Let me conclude by acknowledging that the way forward will be a difficult one and there is no easy answer to the miasma of hatred and violence that we now find ourselves in. I would argue that we must set for ourselves the goal not only of educating law enforcement and the criminal justice system about anti-Asian hate but of transforming that system which all too often delivers only criminal injustice to APIs and other people of color as well as lesbian, gay, bisexual, transgendered (LGBTQ) people and members of other marginalized groups in this city, this state and this country. Our goal must be nothing less than to transform society so that racialized, sexualized and gendered violence against any group becomes inconceivable. I live in Jackson Heights — which a demographer recently determined was the most demographically diverse spot on planet earth — in the borough of Queens, the most diverse county in the country; as we celebrate Asian American Pacific Islander Heritage Month, let’s commit to the radical pursuit of justice for all so that racialized, sexualized and gendered violence becomes inconceivable in our society. Thank you.

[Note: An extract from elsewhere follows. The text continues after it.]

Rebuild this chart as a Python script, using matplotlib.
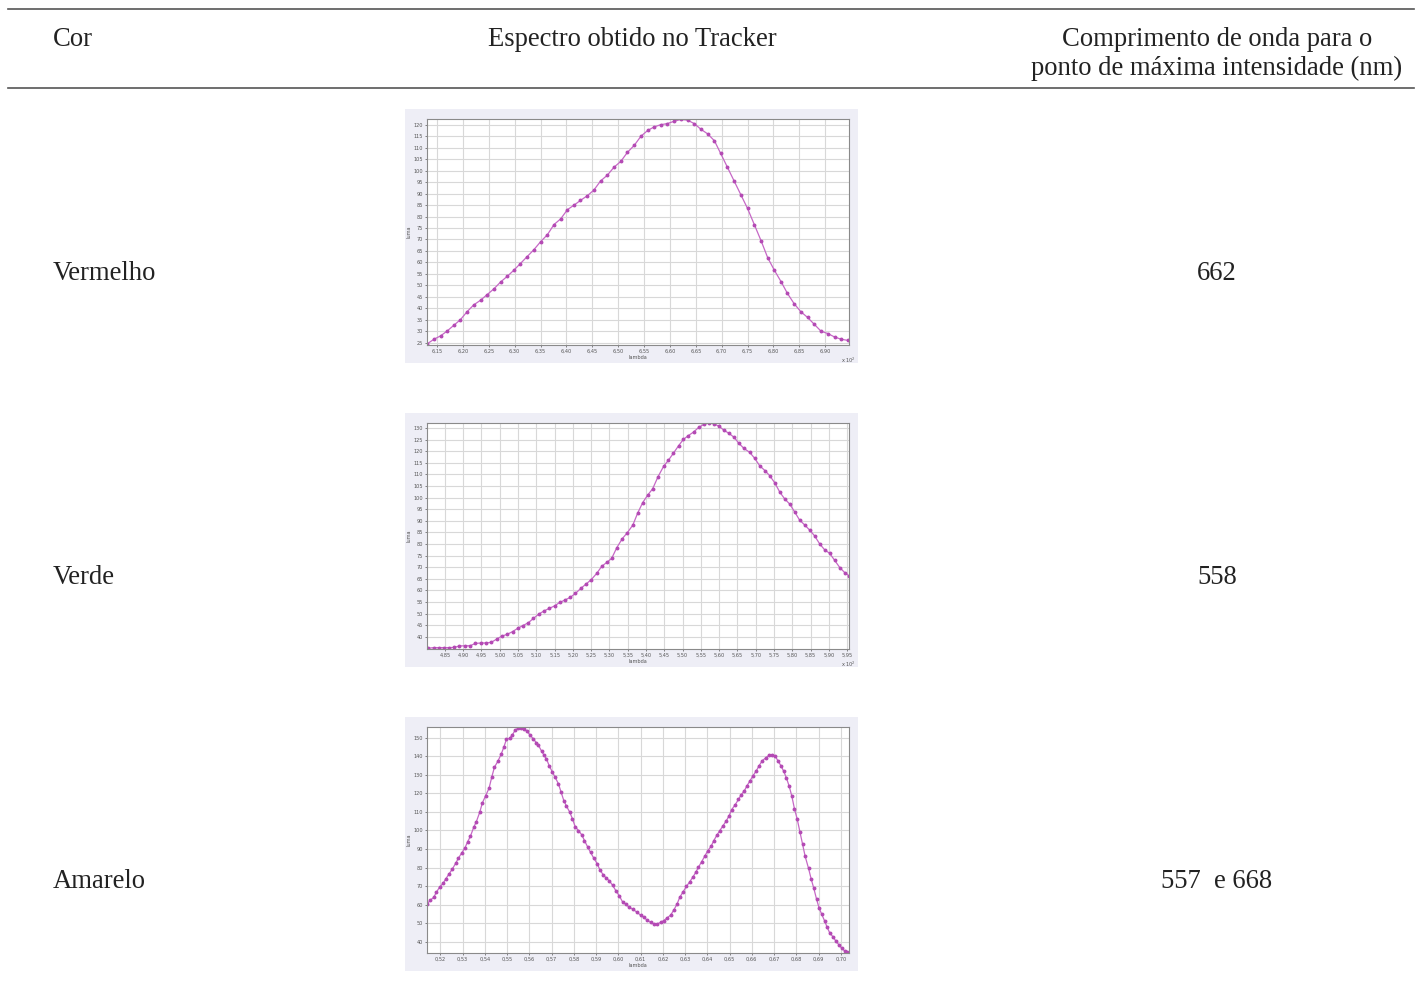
import matplotlib.pyplot as plt
from matplotlib.patches import Rectangle
from matplotlib.lines import Line2D
from matplotlib.ticker import FuncFormatter

# table text
headers = ["Cor", "Espectro obtido no Tracker",
           "Comprimento de onda para o\nponto de máxima intensidade (nm)"]
cores = ["Vermelho", "Verde", "Amarelo"]
picos = ["662", "558", "557  e 668"]

# Vermelho spectrum (lambda x 10^2 nm, luma)
red_x = [6.131, 6.144, 6.157, 6.169, 6.182, 6.195, 6.208, 6.221, 6.234, 6.247,
         6.260, 6.273, 6.286, 6.298, 6.311, 6.324, 6.337, 6.350, 6.363, 6.376,
         6.389, 6.402, 6.415, 6.427, 6.440, 6.453, 6.466, 6.479, 6.492, 6.505,
         6.518, 6.531, 6.544, 6.557, 6.569, 6.582, 6.595, 6.608, 6.621, 6.634,
         6.647, 6.660, 6.673, 6.686, 6.698, 6.711, 6.724, 6.737, 6.750, 6.763,
         6.776, 6.789, 6.802, 6.815, 6.827, 6.840, 6.853, 6.866, 6.879, 6.892,
         6.905, 6.918, 6.931, 6.944]
red_y = [24.5, 26.5, 28, 30, 32.5, 35, 38.5, 41.5, 43.5, 46,
         48.5, 51.5, 54, 56.5, 59.5, 62.5, 65.5, 69, 72, 76.5,
         79, 83, 85, 87, 89, 91.5, 95.5, 98, 101.5, 104,
         108, 111, 115, 117.5, 119, 120, 120.5, 121.5, 122.3, 122,
         120.5, 118, 116, 113, 107.5, 101.5, 95.5, 89.5, 83.5, 76.5,
         69.5, 62, 56.5, 51.5, 46.5, 42, 38.5, 36, 33, 30,
         29, 27.5, 26.5, 26]

# Verde spectrum
green_x = [4.803, 4.819, 4.833, 4.848, 4.862, 4.876, 4.889, 4.905, 4.919, 4.933,
           4.948, 4.963, 4.977, 4.992, 5.006, 5.020, 5.035, 5.049, 5.063, 5.078,
           5.092, 5.107, 5.121, 5.135, 5.150, 5.164, 5.178, 5.193, 5.207, 5.222,
           5.235, 5.250, 5.265, 5.279, 5.293, 5.306, 5.320, 5.335, 5.349, 5.364,
           5.377, 5.391, 5.405, 5.418, 5.433, 5.448, 5.461, 5.475, 5.489, 5.502,
           5.516, 5.530, 5.544, 5.559, 5.572, 5.586, 5.600, 5.613, 5.627, 5.641,
           5.654, 5.668, 5.683, 5.697, 5.711, 5.725, 5.738, 5.752, 5.766, 5.779,
           5.793, 5.807, 5.820, 5.834, 5.848, 5.861, 5.875, 5.889, 5.902, 5.916,
           5.930, 5.943, 5.955]
green_y = [35, 35.3, 35.3, 35.3, 35.3, 35.4, 36, 36.1, 36.1, 37.1,
           37.3, 37.3, 37.6, 39, 40.3, 41, 42.2, 43.6, 44.8, 46,
           47.9, 49.8, 51.1, 52.2, 53.3, 54.8, 55.8, 57, 58.7, 60.9,
           62.6, 64.6, 67.3, 70.4, 72.1, 73.8, 78.4, 82.3, 84.9, 88.2,
           93.3, 97.9, 101.2, 103.8, 109.1, 113.5, 116.1, 119.2, 122.4, 125.1,
           126.8, 128.3, 130.3, 131.7, 132.2, 131.9, 130.7, 129.1, 127.7, 126,
           123.4, 121.2, 119.6, 117, 113.7, 111.7, 109.5, 106.4, 102.3, 99.5,
           97.2, 93.7, 90.3, 88.2, 85.9, 83.5, 80, 77.4, 76, 72.9,
           69.8, 67.7, 66.3]

# Amarelo spectrum
yellow_x = [0.5140, 0.5155, 0.5170, 0.5182, 0.5197, 0.5212, 0.5224, 0.5239, 0.5254, 0.5269,
            0.5281, 0.5296, 0.5311, 0.5323, 0.5335, 0.5350, 0.5362, 0.5377, 0.5389, 0.5404,
            0.5419, 0.5431, 0.5443, 0.5458, 0.5473, 0.5485, 0.5497, 0.5512, 0.5524, 0.5536,
            0.5551, 0.5563, 0.5575, 0.5590, 0.5602, 0.5617, 0.5632, 0.5641, 0.5656, 0.5665,
            0.5677, 0.5689, 0.5704, 0.5716, 0.5731, 0.5743, 0.5755, 0.5767, 0.5782, 0.5794,
            0.5806, 0.5821, 0.5836, 0.5848, 0.5863, 0.5875, 0.5890, 0.5905, 0.5917, 0.5932,
            0.5944, 0.5959, 0.5974, 0.5989, 0.6004, 0.6019, 0.6034, 0.6049, 0.6064, 0.6085,
            0.6100, 0.6115, 0.6130, 0.6145, 0.6160, 0.6175, 0.6190, 0.6205, 0.6220, 0.6235,
            0.6250, 0.6264, 0.6276, 0.6291, 0.6306, 0.6321, 0.6336, 0.6348, 0.6360, 0.6375,
            0.6390, 0.6402, 0.6417, 0.6429, 0.6444, 0.6456, 0.6471, 0.6486, 0.6498, 0.6510,
            0.6525, 0.6540, 0.6552, 0.6567, 0.6579, 0.6591, 0.6606, 0.6621, 0.6633, 0.6648,
            0.6663, 0.6678, 0.6693, 0.6705, 0.6717, 0.6732, 0.6744, 0.6756, 0.6768, 0.6780,
            0.6792, 0.6804, 0.6816, 0.6828, 0.6840, 0.6855, 0.6867, 0.6879, 0.6891, 0.6903,
            0.6915, 0.6927, 0.6939, 0.6951, 0.6966, 0.6978, 0.6993, 0.7005, 0.7017, 0.7029]
yellow_y = [60.3, 62.4, 63.9, 66.6, 69.5, 71.4, 73.8, 76.5, 79.2, 82.3,
            85, 87.8, 90.7, 94, 96.8, 101.7, 104.8, 109.8, 114.9, 118.8,
            122.8, 128.7, 134.1, 137.2, 141, 144.8, 149.1, 149.8, 151.6, 154,
            155.2, 155.4, 154.9, 153.4, 151.6, 149.5, 147.3, 145.9, 142.6, 140.8,
            138.6, 135, 131.4, 128.7, 125.1, 120.6, 116.1, 113.1, 109.8, 106.2,
            102.1, 99.9, 97.6, 94.5, 90.9, 88.2, 85, 82.1, 78.8, 76.1,
            74.5, 72.9, 70.5, 67.5, 64.8, 61.5, 60.1, 58.6, 57.6, 55.8,
            54.3, 53.1, 51.6, 50.4, 49.6, 49.6, 50.4, 51.4, 52.9, 54.3,
            57.2, 60.3, 63.9, 66.9, 69.8, 72.3, 75, 77.4, 80.1, 83.2,
            86.4, 89.1, 91.4, 94.5, 97.6, 99.9, 102.6, 105.3, 108, 111.3,
            113.8, 116.7, 119.2, 121.5, 124.2, 126.6, 129.6, 132.3, 135, 137.7,
            139.2, 140.5, 140.8, 140.1, 137.7, 134.7, 131.8, 128.2, 123.9, 118.5,
            111.6, 106.2, 99.4, 92.7, 86, 79.6, 73.8, 68.7, 63, 58,
            54.7, 51.3, 47.7, 44.6, 42.5, 40.3, 38.1, 36.4, 35.1, 34.2]

W, H = 1424, 990
fig = plt.figure(figsize=(W / 100, H / 100), dpi=100)
serif = ['Liberation Serif', 'DejaVu Serif']


def px(x, y):
    return x / W, 1 - y / H


# rules of the table
for yy in (9, 88):
    fig.add_artist(Line2D([8 / W, 1414 / W], [1 - yy / H] * 2, color='#555555', lw=1.2))

fs = 19.2
fig.text(*px(53, 39), headers[0], family=serif, fontsize=fs, color='#222222', va='center', ha='left')
fig.text(*px(632, 39), headers[1], family=serif, fontsize=fs, color='#222222', va='center', ha='center')
fig.text(*px(1217, 54), headers[2], family=serif, fontsize=fs, color='#222222', va='center',
         ha='center', linespacing=1.2)

rows_y = [273, 577, 881]
for cor, pico, ry in zip(cores, picos, rows_y):
    fig.text(*px(53, ry), cor, family=serif, fontsize=fs, color='#222222', va='center', ha='left')
    fig.text(*px(1217, ry), pico, family=serif, fontsize=fs, color='#222222', va='center', ha='center')

comma = FuncFormatter(lambda v, p: ("%.2f" % v).replace('.', ','))

charts = [
    (red_x, red_y, 109, (6.1306, 6.946), (24, 122.5), [6.15 + 0.05 * i for i in range(16)],
     list(range(25, 121, 5)), True),
    (green_x, green_y, 413, (4.801, 5.955), (34.7, 132.2), [4.85 + 0.05 * i for i in range(23)],
     list(range(40, 131, 5)), True),
    (yellow_x, yellow_y, 717, (0.514, 0.7037), (33.9, 155.8), [0.52 + 0.01 * i for i in range(19)],
     list(range(40, 151, 10)), False),
]

for xs, ys, top, xl, yl, xt, yt, mult in charts:
    # grey panel behind each Tracker screenshot
    fig.add_artist(Rectangle(px(405, top + 254), 453 / W, 254 / H, transform=fig.transFigure,
                             facecolor='#eeeef6', edgecolor='none', zorder=0))
    ax = fig.add_axes([427 / W, 1 - (top + 236) / H, 422 / W, 226 / H])
    ax.set_facecolor('white')
    ax.plot(xs, ys, color='#c668c6', lw=0.9, marker='o', ms=1.8,
            markerfacecolor='#b44ab4', markeredgecolor='#b44ab4')
    ax.set_xlim(*xl)
    ax.set_ylim(*yl)
    ax.set_xticks(xt)
    ax.set_yticks(yt)
    ax.xaxis.set_major_formatter(comma)
    ax.grid(True, color='#d8d8d8', lw=0.8)
    ax.set_axisbelow(True)
    ax.tick_params(labelsize=3.6, colors='#555555', length=1.5, width=0.5, pad=1.5)
    for s in ax.spines.values():
        s.set_color('#8a8a8a')
        s.set_linewidth(0.8)
    ax.set_xlabel('lambda', fontsize=3.6, color='#555555', labelpad=0.5)
    ax.set_ylabel('luma', fontsize=3.6, color='#555555', labelpad=1.5)
    if mult:
        fig.text(*px(856, top + 251), 'x 10$^2$', fontsize=3.6, color='#555555', va='center', ha='right')

fig.savefig('out.png', dpi=100)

This is the text of Pauline Park’s reading at the “It’s White Supremacy, Not Sex Addiction, Stupid!”: the Evergreen Review event on anti-Asian violence (5.1.21). Pauline Park is chair of the New York Association for Gender Rights Association (NYAGRA) and president of the board of directors of Queens Pride House, the center for the LGBT community of Queens. Park led the campaign for the transgender rights law enacted by the New York City Council in 2002 and was the first openly transgendered grand marshal of the New York City LGBT Pride March in 2005. Park participated in the first US LGBTQ delegation tour of Palestine in 2012 and keynoted the Queer Korea Festival/Seoul Pride Parade in 2015, the largest event in the history of the LGBT community of Korea up to that date. Park did her B.A. in philosophy at the University of Wisconsin-Madison, her M.Sc. in European studies at the London School of Economics & Political Science and her Ph.D. in political science at the University of Illinois at Urbana-Champaign.